E se a demanda do mercado crescer, as colaborações da indústria se fortalecerem e os avanços tecnológicos continuarem em ritmo acelerado, esses números estão a caminho de experimentar um salto surpreendente, considerando países ricos. Deve se tratar de um negócio muito mais B2B do que efetivamente para abastecer mercados, pelo menos a médio prazo. Assim, a pecuária tradicional vai continuar abastecendo o mercado de leite fluído, mas vai perder fatias importantes como fornecimento de proteína Whey para indústrias, já que este produto é o mais consolidade e de maior facilidade de produção até o momento. Nos Estado Unidos, a licença junto ao Food and Drug Administration (FDA) pela Perfect Day já foi aprovada desde 2020, a startup Future Cow também já teve sua licença aprovada. A expectativa da Future Cow é que os processos sejam finalizados em até doze meses, quando pretendem construir uma fábrica e assim escalar a produção.

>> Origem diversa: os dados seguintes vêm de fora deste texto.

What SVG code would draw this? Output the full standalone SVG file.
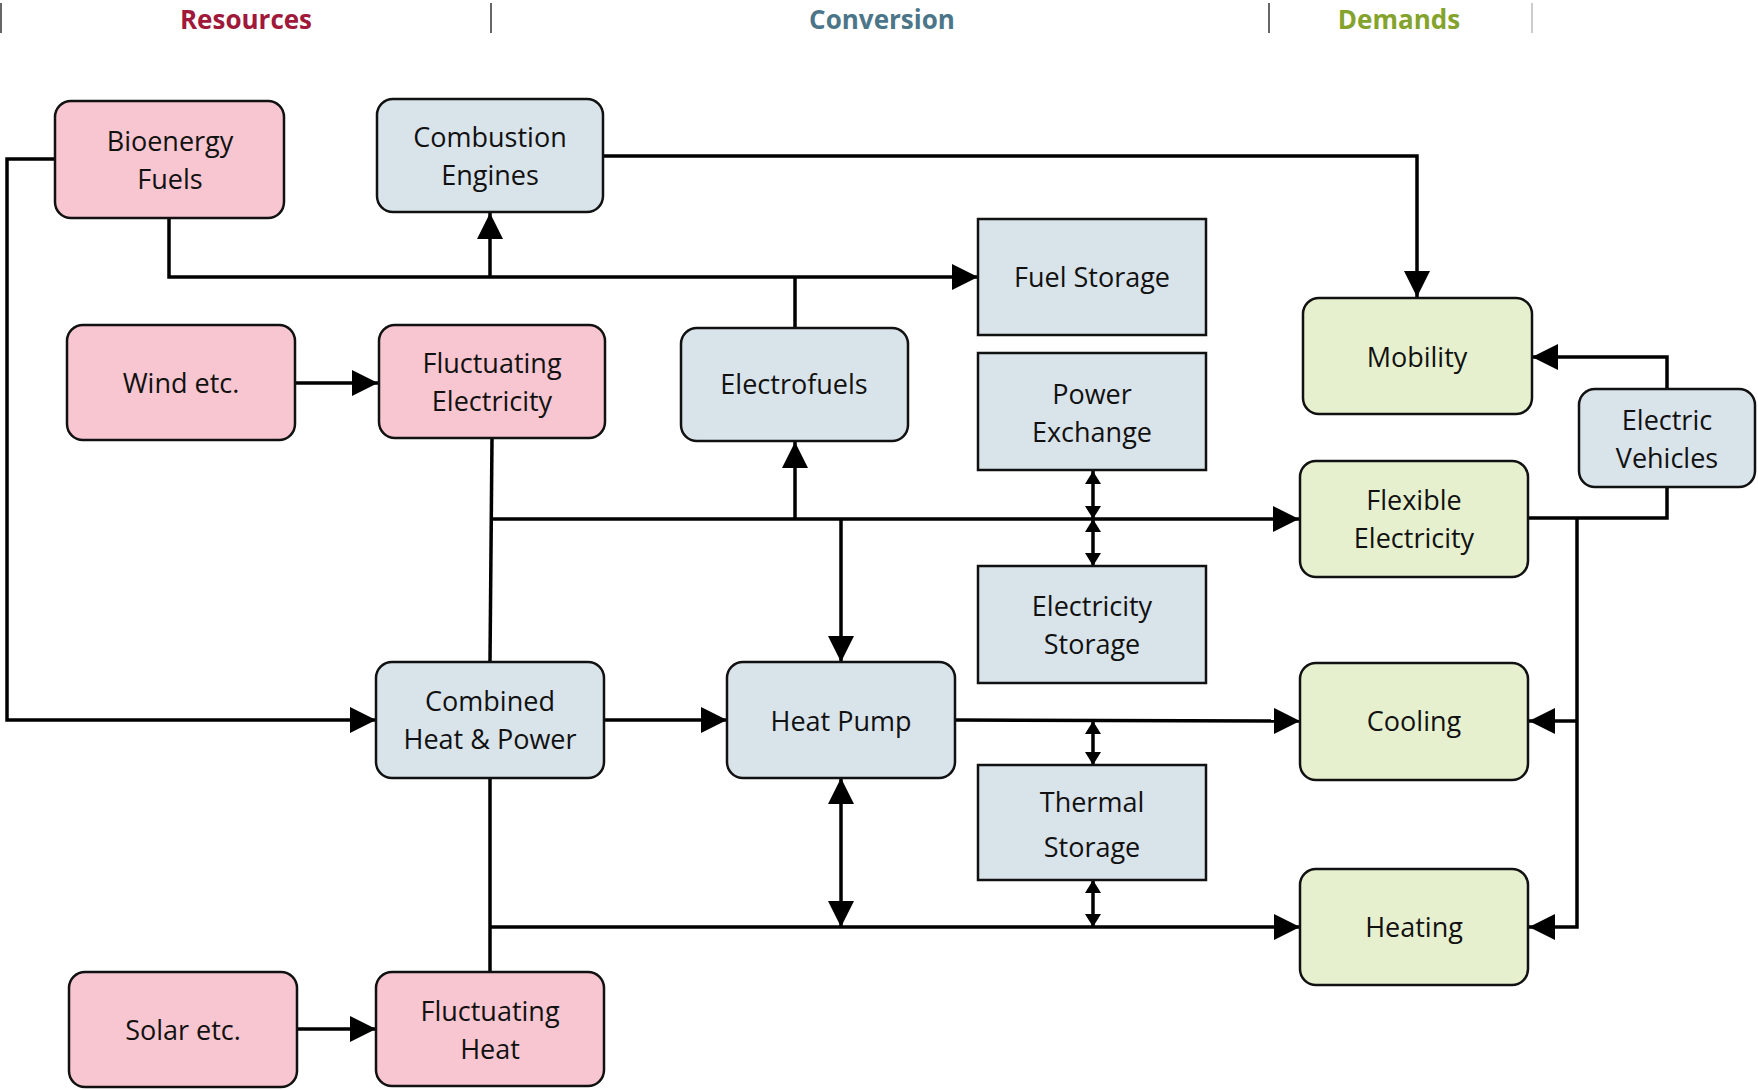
<svg xmlns="http://www.w3.org/2000/svg" width="1758" height="1090" viewBox="0 0 1758 1090">
<style>
.node text{font-family:"Open Sans","Noto Sans",sans-serif;font-size:27px;fill:#111;text-anchor:middle}
.res rect{fill:#F7C6D0;stroke:#111;stroke-width:2.5}
.conv rect{fill:#D9E3EA;stroke:#111;stroke-width:2.5}
.dem rect{fill:#E6F0CF;stroke:#111;stroke-width:2.5}
.sto rect{fill:#D9E3EA;stroke:#111;stroke-width:2.5}
.hdr{font-family:"Open Sans","Noto Sans",sans-serif;font-size:26px;font-weight:bold;text-anchor:middle}
.sep{stroke:#333;stroke-width:1.5}
#connectors path{fill:none;stroke:#000;stroke-width:3.5}
.a{marker-end:url(#arr)}
.d{marker-start:url(#arr);marker-end:url(#arr)}
.s{marker-start:url(#sarr);marker-end:url(#sarr)}
</style>
<defs>
<marker id="arr" viewBox="0 0 26 26" refX="26" refY="13" markerWidth="26" markerHeight="26" markerUnits="userSpaceOnUse" orient="auto-start-reverse"><path d="M0,0 L26,13 L0,26 z" fill="#000"/></marker>
<marker id="sarr" viewBox="0 0 13 16" refX="13" refY="8" markerWidth="13" markerHeight="16" markerUnits="userSpaceOnUse" orient="auto-start-reverse"><path d="M0,0 L13,8 L0,16 z" fill="#000"/></marker>
</defs>
<rect width="1758" height="1090" fill="#fff"/>
<g id="header">
<line class="sep" x1="1" y1="3" x2="1" y2="33"/>
<line class="sep" x1="491" y1="3" x2="491" y2="33"/>
<line class="sep" x1="1269" y1="3" x2="1269" y2="33"/>
<line x1="1532" y1="3" x2="1532" y2="33" stroke="#bbb" stroke-width="1.5"/>
<text class="hdr" x="246" y="29" fill="#A0183A">Resources</text>
<text class="hdr" x="882" y="29" fill="#4B7588">Conversion</text>
<text class="hdr" x="1399" y="29" fill="#84A32C">Demands</text>
</g>
<g id="connectors">
<path class="a" d="M55,159 H7 V720 H376"/>
<path class="a" d="M169,218 V277 H978"/>
<path class="a" d="M490,277 V213"/>
<path d="M795,328 V277"/>
<path class="a" d="M603,156 H1417 V297"/>
<path class="a" d="M295,383 H378"/>
<path d="M492,438 L490,662"/>
<path class="a" d="M492,519 H1299"/>
<path class="a" d="M795,519 V442"/>
<path class="a" d="M841,519 V662"/>
<path class="s" d="M1093,471 V519"/>
<path class="s" d="M1093,519 V566"/>
<path class="a" d="M604,720 H727"/>
<path class="a" d="M955,720 L1300,721"/>
<path class="s" d="M1093,721 V765"/>
<path class="s" d="M1093,880 V927"/>
<path d="M490,778 V972"/>
<path class="a" d="M490,927 H1300"/>
<path class="d" d="M841,778 V927"/>
<path class="a" d="M297,1029 H376"/>
<path class="a" d="M1667,389 V357 H1532"/>
<path d="M1667,487 V518 H1528"/>
<path class="a" d="M1577,518 V927 H1529"/>
<path class="a" d="M1577,721 H1529"/>
</g>
<g id="bioenergy" class="node res"><rect x="55" y="101" width="229" height="117" rx="16"/><text x="170" y="151">Bioenergy</text><text x="170" y="189">Fuels</text></g>
<g id="combustion" class="node conv"><rect x="377" y="99" width="226" height="113" rx="16"/><text x="490" y="147">Combustion</text><text x="490" y="185">Engines</text></g>
<g id="fuelstorage" class="node sto"><rect x="978" y="219" width="228" height="116"/><text x="1092" y="287">Fuel Storage</text></g>
<g id="wind" class="node res"><rect x="67" y="325" width="228" height="115" rx="16"/><text x="181" y="393">Wind etc.</text></g>
<g id="flucelec" class="node res"><rect x="379" y="325" width="226" height="113" rx="16"/><text x="492" y="373">Fluctuating</text><text x="492" y="411">Electricity</text></g>
<g id="electrofuels" class="node conv"><rect x="681" y="328" width="227" height="113" rx="16"/><text x="794" y="394">Electrofuels</text></g>
<g id="powerexchange" class="node sto"><rect x="978" y="353" width="228" height="117"/><text x="1092" y="404">Power</text><text x="1092" y="442">Exchange</text></g>
<g id="mobility" class="node dem"><rect x="1303" y="298" width="229" height="116" rx="16"/><text x="1417" y="367">Mobility</text></g>
<g id="ev" class="node conv"><rect x="1579" y="389" width="176" height="98" rx="16"/><text x="1667" y="430">Electric</text><text x="1667" y="468">Vehicles</text></g>
<g id="flexelec" class="node dem"><rect x="1300" y="461" width="228" height="116" rx="16"/><text x="1414" y="510">Flexible</text><text x="1414" y="548">Electricity</text></g>
<g id="elecstorage" class="node sto"><rect x="978" y="566" width="228" height="117"/><text x="1092" y="616">Electricity</text><text x="1092" y="654">Storage</text></g>
<g id="chp" class="node conv"><rect x="376" y="662" width="228" height="116" rx="16"/><text x="490" y="711">Combined</text><text x="490" y="749">Heat &amp; Power</text></g>
<g id="heatpump" class="node conv"><rect x="727" y="662" width="228" height="116" rx="16"/><text x="841" y="731">Heat Pump</text></g>
<g id="cooling" class="node dem"><rect x="1300" y="663" width="228" height="117" rx="16"/><text x="1414" y="731">Cooling</text></g>
<g id="thermalstorage" class="node sto"><rect x="978" y="765" width="228" height="115"/><text x="1092" y="812">Thermal</text><text x="1092" y="857">Storage</text></g>
<g id="heating" class="node dem"><rect x="1300" y="869" width="228" height="116" rx="16"/><text x="1414" y="937">Heating</text></g>
<g id="solar" class="node res"><rect x="69" y="972" width="228" height="115" rx="16"/><text x="183" y="1040">Solar etc.</text></g>
<g id="flucheat" class="node res"><rect x="376" y="972" width="228" height="114" rx="16"/><text x="490" y="1021">Fluctuating</text><text x="490" y="1059">Heat</text></g>
</svg>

A ideia da startup é ser apenas um fornecedor para a indústria, e não uma empresa de marca. No Brasil, a Future Cow será o primeiro investimento da gestora, que tem cerca de US$ 100 milhões em ativos. Nos Estados Unidos, a Perfect Day é o ‘case’ mais emblemático. Fundada em 2019, a startup já levantou mais de US$ 750 milhões, e virou um unicórnio, justamente com a produção de leite usando a fermentação de precisão. O maior diferencial da Future Cow em relação a outras startups é que ela desenvolveu uma técnica que permite aos hospedeiros (a levedura ou fungo) serem alimentados com resíduos da agroindústria em vez da glicose, que é usada pelos concorrentes. Isso reduz muito o custo unitário de produção, que é um dos grandes gargalos dessa indústria. Nesse modelo, a redução foi de mais de 200%. Ao mercado cabe aguardar os novos desdobramentos dessas iniciativas e prever possíveis movimentos que possam mudar esse jogo ou criar novas oportunidades de negócios. Fonte: MilkPoint. Adaptado por Cogo Inteligência em Agronegócio.